EIF: Steven Osborne

Old College Quad

This year’s Festival music programme, given it’s a semi-outdoor experience, is as much a challenge to the listener as to the performer. So yes, in Wednesday’s lunchtime recital, pianist Steven Osborne no doubt had to acclimatise his own thoughts and actions to a performance space – the gazebo-style tent in Old College Quad – infiltrated by the everyday sounds of midday traffic and screeching birds. But equally, as an audience, we had to assimilate such conflicting stimuli and take what we could from the resulting melange. 

I found it strangely invigorating, the urban soundscape adding a risky unpredictability to the usual hemmed-in security of the concert arena. That’s not to say Osborne’s bold programming was ever intended to be an easy, comforting listen. That is never his style. And how could it be, with Schubert and late Beethoven sandwiching the unconventional experimentalism of American composer George Crumb and the frenetic ecstasy of Tippett’s Second Piano Sonata?

Nor did he present these as a serving up of disparate courses. There was overriding structural continuity that allowed one work to play off the other: sometimes made easy for us, as in the uninterrupted shift from Schubert’s plain-speaking Impromptu in F minor, D935 No 1, to the elusive resonance (conveniently opening on a whispered note F) of Crumb’s 1984 Processional, rather like an instant transportation from the real world to the Twilight Zone; at other times through subliminal connections, as in the rhetorical turmoil common to both the Tippett and opening movement of Beethoven’s ultimately tamed Sonata No 32 in C minor.

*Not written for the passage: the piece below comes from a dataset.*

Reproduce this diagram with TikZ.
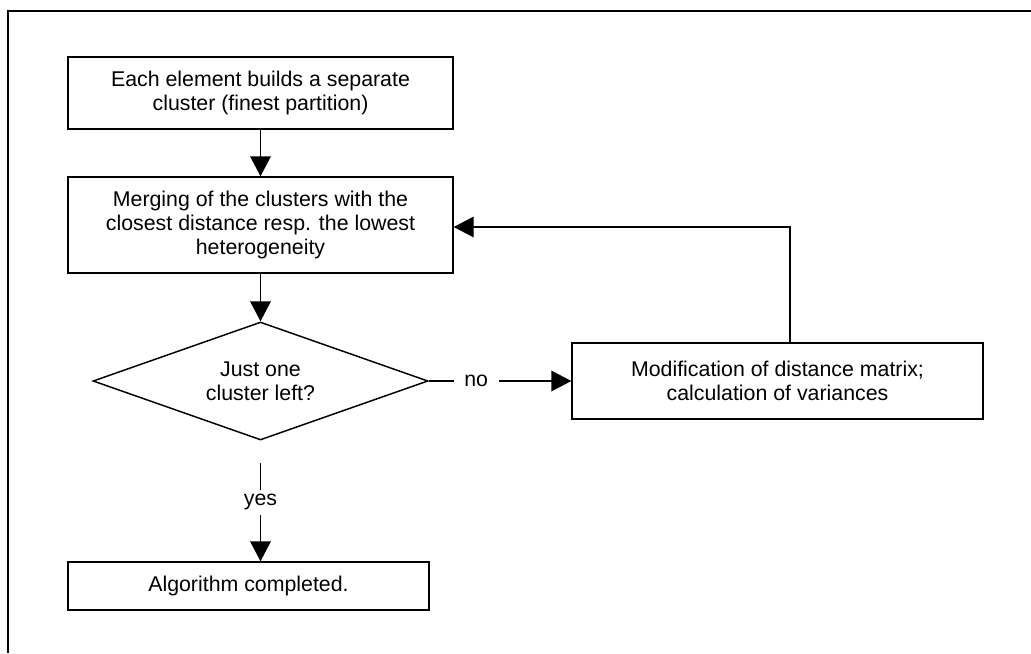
\documentclass[tikz,border=0pt]{standalone}
\usepackage{fontspec}
\setmainfont{Liberation Sans}
\usetikzlibrary{arrows.meta,shapes.geometric}
\begin{document}
\begin{tikzpicture}[x=0.75pt,y=-0.75pt,
  every node/.style={font=\fontsize{16pt}{18pt}\selectfont},
  procbox/.style={draw, line width=1.1pt, align=center, inner sep=0pt},
  decision/.style={draw, line width=1.1pt, diamond, align=center, inner sep=0pt, aspect=2.84},
  flow/.style={line width=1.1pt, -{Triangle[width=15.5pt,length=15pt]}},
  lbl/.style={fill=white, inner sep=0pt}]
\useasboundingbox (0,0) rectangle (1031,653);
\draw[line width=1.5pt] (8,653) -- (8,11) -- (1031,11);

\node[procbox, minimum width=385*0.75pt, minimum height=72*0.75pt] (b1) at (260.5,93)
  {Each element builds a separate\\cluster (finest partition)};
\node[procbox, minimum width=385*0.75pt, minimum height=96*0.75pt] (b2) at (260.5,225)
  {Merging of the clusters with the\\closest distance resp. the lowest\\heterogeneity};
\node[decision, minimum width=335*0.75pt, minimum height=118*0.75pt] (d) at (260.5,381)
  {Just one\\cluster left?};
\node[procbox, minimum width=411*0.75pt, minimum height=76*0.75pt] (b3) at (777.5,381)
  {Modification of distance matrix;\\calculation of variances};
\node[procbox, minimum width=361*0.75pt, minimum height=48*0.75pt] (b4) at (248.5,586)
  {Algorithm completed.};

\coordinate (up) at (790,227);
\coordinate (ys) at (260.5,463);

\draw[flow] (b1.south) -- (b2.north);
\draw[flow] (b2.south) -- (d.north);
\draw[flow] (d.east) -- node[lbl, pos=0.333, minimum width=45*0.75pt, minimum height=20*0.75pt] (no) {no} (b3.west);
\draw[flow] (b3.north -| up) -- (up) -- (up -| b2.east);
\draw[flow] (ys) -- node[lbl, pos=0.40, minimum height=25*0.75pt] (yes) {yes} (b4.north -| ys);
\end{tikzpicture}
\end{document}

Osborne’s delivery was one of tempered intensity, which allowed Schubert’s tunefulness to breathe easy within the confines of a taut interpretational overview, and graced Crumb’s growing agitations with a polarity that made haunting sense of its reflective sound world. It was almost impossible to hear the final hushed notes over the gentle circling breeze, but the gestures alone bore an imagined significance.

Tippett’s music has been both friend and foe to Osborne, but these days he is master of its challenges. There is something slightly unhinged about the Piano Sonata No 2, a surface randomness in the feverish juxtaposition of its jousting ideas, which Osborne tamed without losing its essential clarity. Nor did he attempt to make anything more of the curiously exasperated ending than it is what it is – something of an enigma.

Few can beat Osborne when it comes to Beethoven, which he proved yet again in the composer’s final sonata. At the heart of the opening movement, the powerhouse fugue thundered its confident message, answered sublimely in the final Arietta with its all-encompassing variations, during which a nearby butterfly ceased its fluttering and rested motionlessly on the floor as if enthralled. Art and nature as one.